WRITTEN REQUEST. Please output the records below in full, exactly as given, but without the images.

* * * * * * * * *

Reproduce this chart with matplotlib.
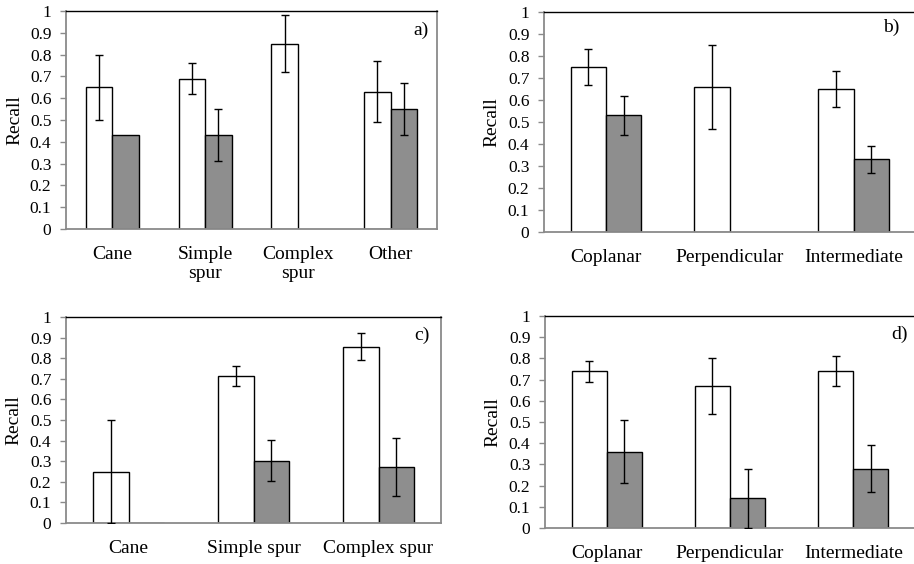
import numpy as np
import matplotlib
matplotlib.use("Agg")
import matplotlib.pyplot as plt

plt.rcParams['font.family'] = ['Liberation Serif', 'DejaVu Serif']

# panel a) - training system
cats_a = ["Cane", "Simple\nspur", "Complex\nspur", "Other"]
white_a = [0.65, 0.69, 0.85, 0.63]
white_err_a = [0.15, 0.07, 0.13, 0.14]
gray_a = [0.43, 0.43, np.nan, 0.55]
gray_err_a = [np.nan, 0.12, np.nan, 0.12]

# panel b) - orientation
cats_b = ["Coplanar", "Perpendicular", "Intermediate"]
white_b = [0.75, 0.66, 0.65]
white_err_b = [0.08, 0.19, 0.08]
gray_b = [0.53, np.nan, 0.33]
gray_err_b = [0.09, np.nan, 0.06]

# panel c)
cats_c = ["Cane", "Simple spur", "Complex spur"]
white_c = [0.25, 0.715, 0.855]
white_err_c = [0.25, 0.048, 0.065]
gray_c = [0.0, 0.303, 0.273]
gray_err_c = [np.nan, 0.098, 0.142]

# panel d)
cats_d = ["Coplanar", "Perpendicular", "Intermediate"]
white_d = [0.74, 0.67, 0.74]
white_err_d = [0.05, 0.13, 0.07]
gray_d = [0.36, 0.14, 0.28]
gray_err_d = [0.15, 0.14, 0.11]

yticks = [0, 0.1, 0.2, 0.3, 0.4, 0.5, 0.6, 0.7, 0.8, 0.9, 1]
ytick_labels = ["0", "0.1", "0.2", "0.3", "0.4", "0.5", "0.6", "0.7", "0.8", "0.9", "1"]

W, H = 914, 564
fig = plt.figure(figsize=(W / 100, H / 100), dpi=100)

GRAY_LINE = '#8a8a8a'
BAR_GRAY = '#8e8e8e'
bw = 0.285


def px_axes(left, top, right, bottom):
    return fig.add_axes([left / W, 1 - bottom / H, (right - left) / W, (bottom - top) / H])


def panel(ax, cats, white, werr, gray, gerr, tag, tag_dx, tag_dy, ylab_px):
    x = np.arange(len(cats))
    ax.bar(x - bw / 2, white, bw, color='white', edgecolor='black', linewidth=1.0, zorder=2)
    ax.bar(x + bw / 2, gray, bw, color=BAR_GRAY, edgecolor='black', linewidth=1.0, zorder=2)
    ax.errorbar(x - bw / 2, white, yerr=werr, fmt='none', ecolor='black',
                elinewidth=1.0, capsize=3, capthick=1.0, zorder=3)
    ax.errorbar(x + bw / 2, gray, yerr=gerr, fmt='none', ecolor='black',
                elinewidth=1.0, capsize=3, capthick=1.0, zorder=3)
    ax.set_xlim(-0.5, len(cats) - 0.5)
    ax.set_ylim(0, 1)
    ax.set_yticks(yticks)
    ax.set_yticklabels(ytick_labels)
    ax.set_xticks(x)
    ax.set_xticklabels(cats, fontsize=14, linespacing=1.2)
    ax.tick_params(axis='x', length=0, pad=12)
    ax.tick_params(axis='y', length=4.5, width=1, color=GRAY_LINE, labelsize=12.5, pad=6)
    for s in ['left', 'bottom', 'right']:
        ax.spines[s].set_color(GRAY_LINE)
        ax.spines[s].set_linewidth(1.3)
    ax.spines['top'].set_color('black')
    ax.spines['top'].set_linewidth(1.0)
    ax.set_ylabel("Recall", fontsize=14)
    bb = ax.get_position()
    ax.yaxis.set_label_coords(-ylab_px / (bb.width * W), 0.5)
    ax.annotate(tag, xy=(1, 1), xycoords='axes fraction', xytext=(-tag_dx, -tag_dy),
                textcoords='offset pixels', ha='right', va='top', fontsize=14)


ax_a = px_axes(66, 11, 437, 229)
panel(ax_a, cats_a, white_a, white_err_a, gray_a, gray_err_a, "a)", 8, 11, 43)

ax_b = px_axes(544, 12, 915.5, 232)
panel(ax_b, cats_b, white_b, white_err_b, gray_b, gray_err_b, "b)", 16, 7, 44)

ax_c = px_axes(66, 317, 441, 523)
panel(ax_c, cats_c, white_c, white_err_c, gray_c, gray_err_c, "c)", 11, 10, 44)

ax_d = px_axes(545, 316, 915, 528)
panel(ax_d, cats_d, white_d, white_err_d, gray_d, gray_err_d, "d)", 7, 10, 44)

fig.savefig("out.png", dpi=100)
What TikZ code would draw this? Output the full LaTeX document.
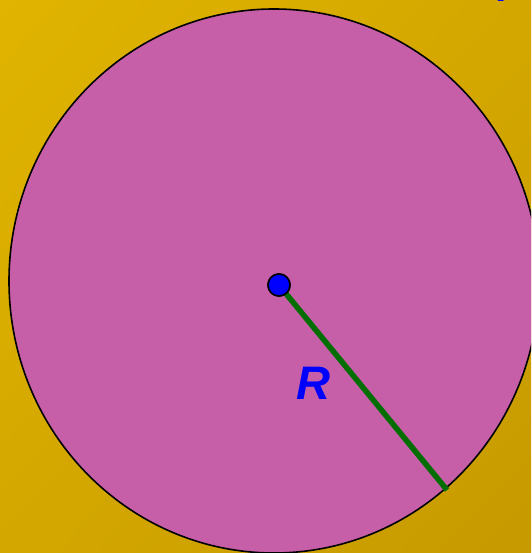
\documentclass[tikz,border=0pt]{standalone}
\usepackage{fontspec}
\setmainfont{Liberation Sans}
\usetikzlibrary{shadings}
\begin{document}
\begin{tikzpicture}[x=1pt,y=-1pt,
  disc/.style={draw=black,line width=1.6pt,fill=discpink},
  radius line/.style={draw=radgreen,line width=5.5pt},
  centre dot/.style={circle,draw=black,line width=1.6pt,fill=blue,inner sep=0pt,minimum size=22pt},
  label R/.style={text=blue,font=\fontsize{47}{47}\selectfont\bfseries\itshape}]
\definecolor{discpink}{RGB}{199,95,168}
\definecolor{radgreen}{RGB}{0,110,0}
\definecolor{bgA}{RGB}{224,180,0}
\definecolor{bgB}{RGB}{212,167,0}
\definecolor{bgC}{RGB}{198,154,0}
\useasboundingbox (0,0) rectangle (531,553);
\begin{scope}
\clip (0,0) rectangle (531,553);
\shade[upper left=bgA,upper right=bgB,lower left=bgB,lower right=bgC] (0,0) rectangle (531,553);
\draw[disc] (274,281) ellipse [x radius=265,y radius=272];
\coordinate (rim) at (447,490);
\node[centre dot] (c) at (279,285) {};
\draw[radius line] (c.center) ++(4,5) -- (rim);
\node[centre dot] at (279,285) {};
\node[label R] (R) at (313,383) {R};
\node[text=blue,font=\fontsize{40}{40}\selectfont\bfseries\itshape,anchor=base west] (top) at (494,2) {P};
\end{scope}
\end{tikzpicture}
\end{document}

* * * * * * * * *

RESPONSE.
Reproduce this chart with matplotlib.
import numpy as np
import matplotlib
matplotlib.use("Agg")
import matplotlib.pyplot as plt

plt.rcParams['font.family'] = ['Liberation Serif', 'DejaVu Serif']

# panel a) - training system
cats_a = ["Cane", "Simple\nspur", "Complex\nspur", "Other"]
white_a = [0.65, 0.69, 0.85, 0.63]
white_err_a = [0.15, 0.07, 0.13, 0.14]
gray_a = [0.43, 0.43, np.nan, 0.55]
gray_err_a = [np.nan, 0.12, np.nan, 0.12]

# panel b) - orientation
cats_b = ["Coplanar", "Perpendicular", "Intermediate"]
white_b = [0.75, 0.66, 0.65]
white_err_b = [0.08, 0.19, 0.08]
gray_b = [0.53, np.nan, 0.33]
gray_err_b = [0.09, np.nan, 0.06]

# panel c)
cats_c = ["Cane", "Simple spur", "Complex spur"]
white_c = [0.25, 0.715, 0.855]
white_err_c = [0.25, 0.048, 0.065]
gray_c = [0.0, 0.303, 0.273]
gray_err_c = [np.nan, 0.098, 0.142]

# panel d)
cats_d = ["Coplanar", "Perpendicular", "Intermediate"]
white_d = [0.74, 0.67, 0.74]
white_err_d = [0.05, 0.13, 0.07]
gray_d = [0.36, 0.14, 0.28]
gray_err_d = [0.15, 0.14, 0.11]

yticks = [0, 0.1, 0.2, 0.3, 0.4, 0.5, 0.6, 0.7, 0.8, 0.9, 1]
ytick_labels = ["0", "0.1", "0.2", "0.3", "0.4", "0.5", "0.6", "0.7", "0.8", "0.9", "1"]

W, H = 914, 564
fig = plt.figure(figsize=(W / 100, H / 100), dpi=100)

GRAY_LINE = '#8a8a8a'
BAR_GRAY = '#8e8e8e'
bw = 0.285


def px_axes(left, top, right, bottom):
    return fig.add_axes([left / W, 1 - bottom / H, (right - left) / W, (bottom - top) / H])


def panel(ax, cats, white, werr, gray, gerr, tag, tag_dx, tag_dy, ylab_px):
    x = np.arange(len(cats))
    ax.bar(x - bw / 2, white, bw, color='white', edgecolor='black', linewidth=1.0, zorder=2)
    ax.bar(x + bw / 2, gray, bw, color=BAR_GRAY, edgecolor='black', linewidth=1.0, zorder=2)
    ax.errorbar(x - bw / 2, white, yerr=werr, fmt='none', ecolor='black',
                elinewidth=1.0, capsize=3, capthick=1.0, zorder=3)
    ax.errorbar(x + bw / 2, gray, yerr=gerr, fmt='none', ecolor='black',
                elinewidth=1.0, capsize=3, capthick=1.0, zorder=3)
    ax.set_xlim(-0.5, len(cats) - 0.5)
    ax.set_ylim(0, 1)
    ax.set_yticks(yticks)
    ax.set_yticklabels(ytick_labels)
    ax.set_xticks(x)
    ax.set_xticklabels(cats, fontsize=14, linespacing=1.2)
    ax.tick_params(axis='x', length=0, pad=12)
    ax.tick_params(axis='y', length=4.5, width=1, color=GRAY_LINE, labelsize=12.5, pad=6)
    for s in ['left', 'bottom', 'right']:
        ax.spines[s].set_color(GRAY_LINE)
        ax.spines[s].set_linewidth(1.3)
    ax.spines['top'].set_color('black')
    ax.spines['top'].set_linewidth(1.0)
    ax.set_ylabel("Recall", fontsize=14)
    bb = ax.get_position()
    ax.yaxis.set_label_coords(-ylab_px / (bb.width * W), 0.5)
    ax.annotate(tag, xy=(1, 1), xycoords='axes fraction', xytext=(-tag_dx, -tag_dy),
                textcoords='offset pixels', ha='right', va='top', fontsize=14)


ax_a = px_axes(66, 11, 437, 229)
panel(ax_a, cats_a, white_a, white_err_a, gray_a, gray_err_a, "a)", 8, 11, 43)

ax_b = px_axes(544, 12, 915.5, 232)
panel(ax_b, cats_b, white_b, white_err_b, gray_b, gray_err_b, "b)", 16, 7, 44)

ax_c = px_axes(66, 317, 441, 523)
panel(ax_c, cats_c, white_c, white_err_c, gray_c, gray_err_c, "c)", 11, 10, 44)

ax_d = px_axes(545, 316, 915, 528)
panel(ax_d, cats_d, white_d, white_err_d, gray_d, gray_err_d, "d)", 7, 10, 44)

fig.savefig("out.png", dpi=100)
What TikZ code would draw this? Output the full LaTeX document.
\documentclass[tikz,border=0pt]{standalone}
\usepackage{fontspec}
\setmainfont{Liberation Sans}
\usetikzlibrary{shadings}
\begin{document}
\begin{tikzpicture}[x=1pt,y=-1pt,
  disc/.style={draw=black,line width=1.6pt,fill=discpink},
  radius line/.style={draw=radgreen,line width=5.5pt},
  centre dot/.style={circle,draw=black,line width=1.6pt,fill=blue,inner sep=0pt,minimum size=22pt},
  label R/.style={text=blue,font=\fontsize{47}{47}\selectfont\bfseries\itshape}]
\definecolor{discpink}{RGB}{199,95,168}
\definecolor{radgreen}{RGB}{0,110,0}
\definecolor{bgA}{RGB}{224,180,0}
\definecolor{bgB}{RGB}{212,167,0}
\definecolor{bgC}{RGB}{198,154,0}
\useasboundingbox (0,0) rectangle (531,553);
\begin{scope}
\clip (0,0) rectangle (531,553);
\shade[upper left=bgA,upper right=bgB,lower left=bgB,lower right=bgC] (0,0) rectangle (531,553);
\draw[disc] (274,281) ellipse [x radius=265,y radius=272];
\coordinate (rim) at (447,490);
\node[centre dot] (c) at (279,285) {};
\draw[radius line] (c.center) ++(4,5) -- (rim);
\node[centre dot] at (279,285) {};
\node[label R] (R) at (313,383) {R};
\node[text=blue,font=\fontsize{40}{40}\selectfont\bfseries\itshape,anchor=base west] (top) at (494,2) {P};
\end{scope}
\end{tikzpicture}
\end{document}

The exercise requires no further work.